The melody of "Cordes Sensible" flickers like low setting sunlight in a car driver’s eyes, then the track glides into a propulsive rhythm and drops in a deeper bass sound. It’s almost in Moon Safari territory. "Maelstrom" has reverse breathing which I like to imagine sucks the lazy "New Age" music tag into a cup and throws it out of that speeding car. Since the duo are environmentally conscious let's also imagine it lands neatly in a recycle/reuse bin.
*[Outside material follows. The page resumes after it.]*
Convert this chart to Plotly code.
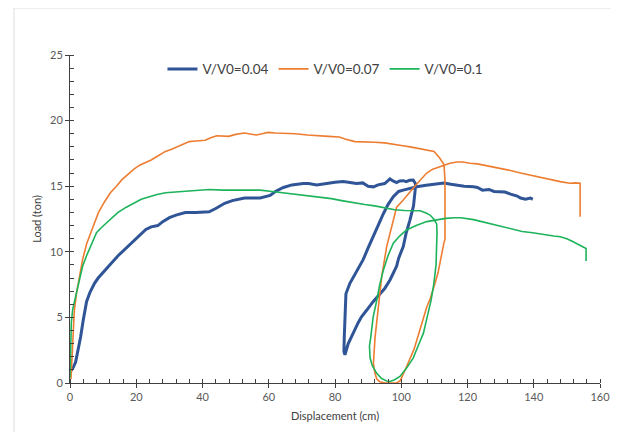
import plotly.graph_objects as go

# ---- data ----
blue_x = [0.2, 1.0, 1.7, 2.5, 3.2, 4.0, 5.0, 6.0, 7.4, 8.5, 9.8, 12, 14.5, 17, 19.3, 21, 22.9, 24.5, 26.5, 28,
          30, 32, 34.8, 38, 42, 44, 46.7, 49, 52.7, 55, 57.4, 60.4, 62, 64.4, 67, 70.4, 72, 74.5, 77, 80,
          82.5, 84.5, 86.5, 88.4, 90, 91.6, 93, 95, 96.6, 97.5, 98.6, 99.5, 100.6, 101.5, 102.5, 103.6,
          104.3, 104.2, 103.7, 102.6, 101.5, 100.6, 99.2, 98.6, 96.6, 95, 93.6, 91.5, 89.6, 88, 87, 85.5,
          84, 83, 82.7, 82.8, 83.0, 83.3, 84.5, 86, 88.5, 90, 91.6, 93, 94.6, 96, 97.6, 99.2, 100.6, 102.7,
          104.7, 107.5, 110, 112.9, 115, 117, 119, 121.8, 123, 124.5, 126.5, 128, 131.3, 133, 135, 136,
          137.5, 139, 139.7]
blue_y = [0.9, 1.2, 1.6, 2.6, 3.5, 4.8, 6.2, 6.9, 7.6, 8.0, 8.4, 9.0, 9.7, 10.3, 10.8, 11.2, 11.7, 11.9, 12.0, 12.3,
          12.6, 12.8, 13.0, 13.0, 13.05, 13.3, 13.7, 13.9, 14.1, 14.1, 14.1, 14.3, 14.6, 14.9, 15.1, 15.2, 15.2, 15.1, 15.2, 15.3,
          15.35, 15.3, 15.2, 15.25, 15.0, 14.95, 15.1, 15.2, 15.55, 15.4, 15.27, 15.4, 15.42, 15.35, 15.45, 15.47,
          15.2, 14.7, 13.5, 12.4, 11.45, 10.4, 9.5, 8.9, 7.85, 7.2, 6.8, 6.2, 5.56, 5.05, 4.6, 3.8,
          3.0, 2.15, 2.4, 3.5, 5.5, 6.8, 7.6, 8.3, 9.4, 10.3, 11.15, 12.0, 12.9, 13.6, 14.2, 14.6, 14.7, 14.85,
          14.96, 15.07, 15.15, 15.25, 15.15, 15.05, 15.0, 14.95, 14.9, 14.7, 14.75, 14.6, 14.55, 14.4, 14.25, 14.1,
          14.0, 14.1, 14.0]

orange_x = [0.3, 0.5, 0.8, 1.3, 2, 3, 3.8, 5, 6.2, 7.4, 8.6, 10.4, 12.2, 14, 15.7, 17.5, 19.3, 21, 22.9, 24.5,
            26.5, 28.8, 30.5, 32.4, 34, 36, 38, 40.8, 42.5, 44.3, 47.9, 50, 52.7, 54.5, 56.3, 58, 59.8, 62, 64.6, 68,
            71.7, 74, 76.5, 78, 81.3, 83, 86, 89, 92, 95, 98, 100, 102.7, 105, 107.5, 109.9, 111.6, 112.9,
            113.2, 113.2, 113.2, 112.9, 112, 111.1, 110.2, 108.7, 107.7, 106.3, 104.7, 103.9, 101.6, 100.5, 99.7,
            98.6, 97, 95.1, 93.5, 92.6, 92.0, 91.6, 92.1, 93.1, 94.1, 95.6, 97.1, 98.6, 100.6, 102, 103.6, 105.5,
            107.7, 109.5, 111.7, 114.7, 116.7, 118.5, 120.75, 123, 126, 130, 133, 136, 139.9, 143, 145.9, 148,
            150.9, 152.5, 154, 154]
orange_y = [0.3, 1.3, 3.85, 5.5, 6.9, 8.3, 9.4, 10.6, 11.45, 12.3, 13.0, 13.8, 14.5, 15.0, 15.5, 15.9, 16.3, 16.6, 16.8, 17.0,
            17.3, 17.65, 17.8, 18.0, 18.2, 18.4, 18.45, 18.5, 18.7, 18.85, 18.8, 18.95, 19.05, 18.95, 18.9, 19.0, 19.1, 19.05, 19.05, 19.0,
            18.9, 18.85, 18.85, 18.8, 18.75, 18.6, 18.4, 18.4, 18.35, 18.3, 18.15, 18.1, 18.0, 17.9, 17.8, 17.65, 17.15, 16.65,
            15.5, 13.0, 10.95, 10.7, 9.6, 8.4, 7.6, 6.4, 5.8, 4.6, 3.3, 2.6, 1.24, 0.6, 0.18,
            0.0, 0.0, 0.0, 0.1, 0.3, 0.8, 1.5, 3.5, 5.8, 8.1, 10.4, 11.9, 13.4, 13.95, 14.4, 14.84, 15.4,
            16.0, 16.3, 16.5, 16.75, 16.85, 16.85, 16.75, 16.7, 16.55, 16.36, 16.2, 16.0, 15.78, 15.6, 15.47, 15.35,
            15.22, 15.25, 15.22, 12.68]

green_x = [0, 0.2, 0.4, 0.8, 2, 3, 3.8, 5, 6.2, 7, 8, 9.5, 11, 12.5, 14.5, 17, 19.3, 21.5, 24, 26,
           28.8, 32, 34.8, 38, 42, 46, 50.3, 54.3, 57.4, 61, 64.6, 68, 71.7, 74.5, 78.9, 82, 86, 89, 92, 95,
           98, 101, 104, 105.7, 107.5, 108.7, 110, 110.7, 110.8, 110.7, 110.5, 109.8, 109, 107.8, 106.7, 105.2,
           103.6, 101.5, 99.6, 98, 96.6, 95.6, 94, 92.6, 91.3, 90.6, 90.4, 90.8, 91.5, 92.6, 93.5, 94.6, 96,
           97.6, 99.5, 101.6, 104.5, 107.7, 110.5, 113.4, 116, 118, 121.8, 125, 127.7, 130.5, 133.7, 136.5,
           139.7, 143, 146, 148, 150, 151.6, 153.5, 155.8, 155.8]
green_y = [0.4, 2.5, 4.6, 5.6, 6.9, 8.0, 8.9, 9.7, 10.4, 11.0, 11.45, 11.85, 12.2, 12.6, 13.0, 13.4, 13.7, 14.0, 14.2, 14.35,
           14.5, 14.55, 14.6, 14.7, 14.75, 14.7, 14.7, 14.7, 14.7, 14.6, 14.5, 14.4, 14.25, 14.2, 14.05, 13.9, 13.7, 13.6, 13.5, 13.35,
           13.2, 13.15, 13.15, 13.13, 12.95, 12.8, 12.45, 12.1, 11.45, 10.5, 9.0, 7.5, 6.3, 5.0, 3.8, 2.9,
           1.9, 1.1, 0.5, 0.25, 0.12, 0.15, 0.35, 0.74, 1.3, 1.9, 2.8, 3.5, 5.0, 6.3, 7.5, 8.6, 9.7,
           10.65, 11.2, 11.66, 12.0, 12.3, 12.45, 12.55, 12.6, 12.6, 12.45, 12.25, 12.1, 11.9, 11.7, 11.55,
           11.45, 11.3, 11.2, 11.15, 11.0, 10.8, 10.55, 10.25, 9.3]

series_names = ["V/V0=0.04", "V/V0=0.07", "V/V0=0.1"]
x_ticks = [0, 20, 40, 60, 80, 100, 120, 140, 160]
y_ticks = [0, 5, 10, 15, 20, 25]

FONT = "Lato, 'Open Sans', sans-serif"
AXC = "#404040"

fig = go.Figure()
fig.add_trace(go.Scatter(x=blue_x, y=blue_y, mode="lines", name=series_names[0],
                         line=dict(color="#2F5597", width=3)))
fig.add_trace(go.Scatter(x=orange_x, y=orange_y, mode="lines", name=series_names[1],
                         line=dict(color="#ED7D31", width=1.6)))
fig.add_trace(go.Scatter(x=green_x, y=green_y, mode="lines", name=series_names[2],
                         line=dict(color="#1DB35A", width=1.6)))
# empty trace to activate an overlay subplot used for the inner half of crossing ticks
fig.add_trace(go.Scatter(x=[], y=[], xaxis="x2", yaxis="y2", showlegend=False, hoverinfo="skip"))

common_x = dict(range=[0, 160], showgrid=False, zeroline=False, automargin=False)
common_y = dict(range=[0, 25], showgrid=False, zeroline=False, automargin=False)

fig.update_layout(
    width=619, height=432,
    paper_bgcolor="white", plot_bgcolor="white",
    margin=dict(l=62, r=27, t=47, b=57, autoexpand=False),
    font=dict(family=FONT, size=11, color="#404040"),
    showlegend=True,
    legend=dict(orientation="h", x=0.482, xanchor="center", y=0.957, yanchor="middle",
                font=dict(size=13.5, color="#404040"), bgcolor="rgba(0,0,0,0)",
                itemwidth=30, tracegroupgap=0),
    xaxis=dict(**common_x, tickvals=x_ticks, ticks="outside", ticklen=4, tickwidth=1, tickcolor=AXC,
               showline=True, linecolor=AXC, linewidth=1,
               minor=dict(dtick=4, ticks="inside", ticklen=4, tickcolor=AXC, tickwidth=1),
               title=dict(text="Displacement (cm)", font=dict(size=11), standoff=10),
               tickfont=dict(size=11, color="#595959")),
    yaxis=dict(**common_y, tickvals=y_ticks, ticks="outside", ticklen=4, tickwidth=1, tickcolor=AXC,
               showline=True, linecolor=AXC, linewidth=1,
               minor=dict(dtick=1, ticks="inside", ticklen=4, tickcolor=AXC, tickwidth=1),
               title=dict(text="Load (ton)", font=dict(size=11), standoff=6),
               tickfont=dict(size=11, color="#595959")),
    xaxis2=dict(**common_x, overlaying="x", anchor="y2", tickvals=x_ticks, ticks="inside", ticklen=4,
                tickcolor=AXC, showticklabels=False, showline=False),
    yaxis2=dict(**common_y, overlaying="y", anchor="x2", tickvals=y_ticks, ticks="inside", ticklen=4,
                tickcolor=AXC, showticklabels=False, showline=False),
    shapes=[dict(type="rect", xref="paper", yref="paper", x0=-0.1057, x1=1.032, y0=-0.2, y1=1.1433,
                 line=dict(color="#DDDDDD", width=1), fillcolor="rgba(0,0,0,0)", layer="below")],
)

fig.write_html("out.html")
Surely no one will trot out a list of more recent artists and claim that Chaleur Humaine evolved music (that cannot even seriously be argued for Plux Quba), but it truly is a strange and lovely milestone on the analog-digital road. UMAN call themselves "harmony architects’ and while they have created a fine musical structure here, part of their original inspiration may have been to encourage planet-wide unity. This is not possible through overt messages, but keep in mind the subliminal effects of music. Parts of the album gave me a daydream of Kubrick’s evolved planet-sized baby at the end of 2001 and I reimagined the mega-infant sweetly warbling a dreadful warning. Yes, it was only Didier manipulating his sister's voice on a forgotten recording. Our planet has changed since 1992, and while human warmth is one thing, global warming is quite another. If Earth now resembles a vehicle pulling onto an irreversible road to hellish heat death, this beautifully innocent and irrelevant record can be a heavenly note in the glove-compartment of that prophesy. And if there are to be water wars, then (to misquote a hit man from the film In Bruges) "if UMAN have got the Vietnamese, I’m definitely fighting on their side."